Каковы перспективы Казахстана стать серьезным переговорщиком в разрешении украинского кризиса и каких результатов Астана уже достигла в этом направлении?

Подобный миротворческий запрос существует, что подтверждается визитом Назарбаева в Киев, консультациями с Евросоюзом, и, конечно, нынешним доверительным характером отношений с Москвой. Наша главная возможность — отойти от общепринятого понимания миротворчества как посредничества в организации переговоров противников. Нужно многое, кроме простой способности усадить их за один стол. Казахская философия мира, экспорт стабильности способны стать более эффективным инструментом, чем миссия ООН. Во всяком случае, в наших широтах.

Как Вы считаете, будет ли Казахстан пытаться уходить из под российского зонтика в сторону других мировых игроков, на фоне ухудшения ситуации в России, вызванного западными санкциями? 
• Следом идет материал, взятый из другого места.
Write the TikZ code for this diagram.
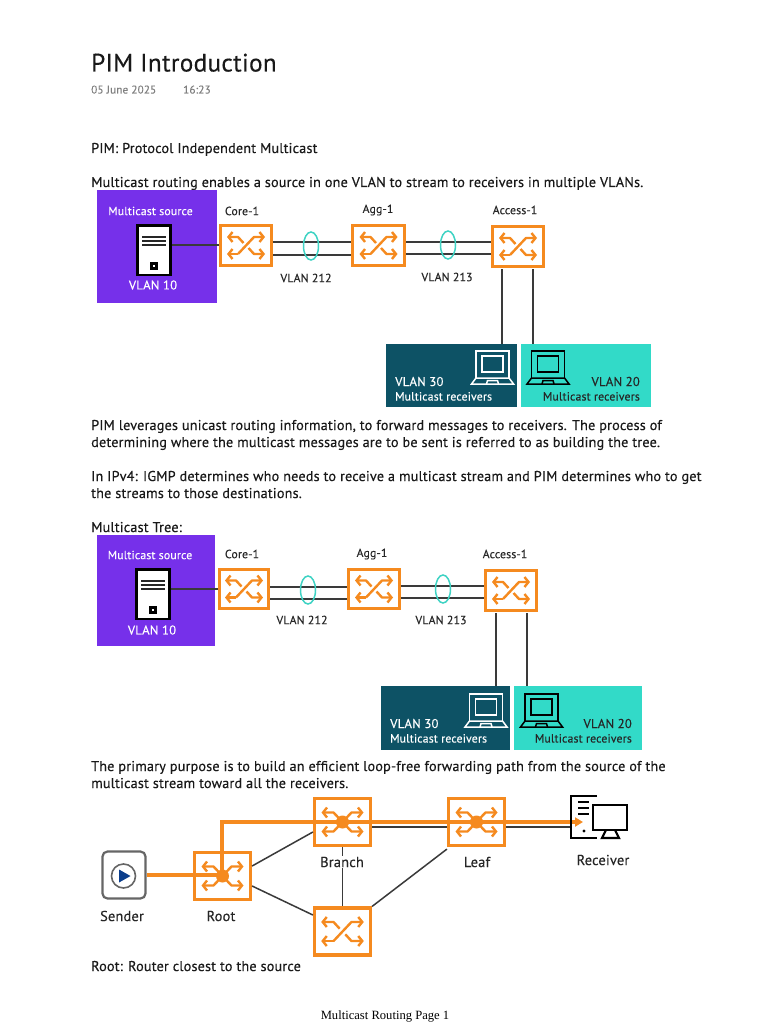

Вопрос приоритетного партнерства с Россией точно и неизбежно будет подниматься в случае любых вариантов преемничества. Более того, на линии Астана-Москва вопрос этот будет определяющим для всего спектра отношений. Руководство РФ рассматривает политическую лояльность соседних режимов как первоочередную необходимость. Все прочие элементы сотрудничества, прагматические аспекты, военные возможности, экономические выгоды — все это далеко позади от первой позиции. Особенно в связи с западными санкциями.

Я думаю, возможности нашего сотрудничества с Россией не только не исчерпаны, они даже не раскрыты еще в полной мере. Но решаться этот вопрос будет не кулуарно, любое долгосрочное решение должно стать по справедливости оцененным со стороны гражданского общества. И оцениваться должны не лозунги, а наши реальные преимущества в подобных союзах.

И могли бы дать прогноз – как будет происходить трансформация системы власти в Казахстане от президентской к парламентской – через операцию «Преемник» или через проведение институциональных реформ?

Любой вариант, меняющий фамилии, а  не в целом политическую систему, станет реформой самой власти. Одной только власти, но не всей страны.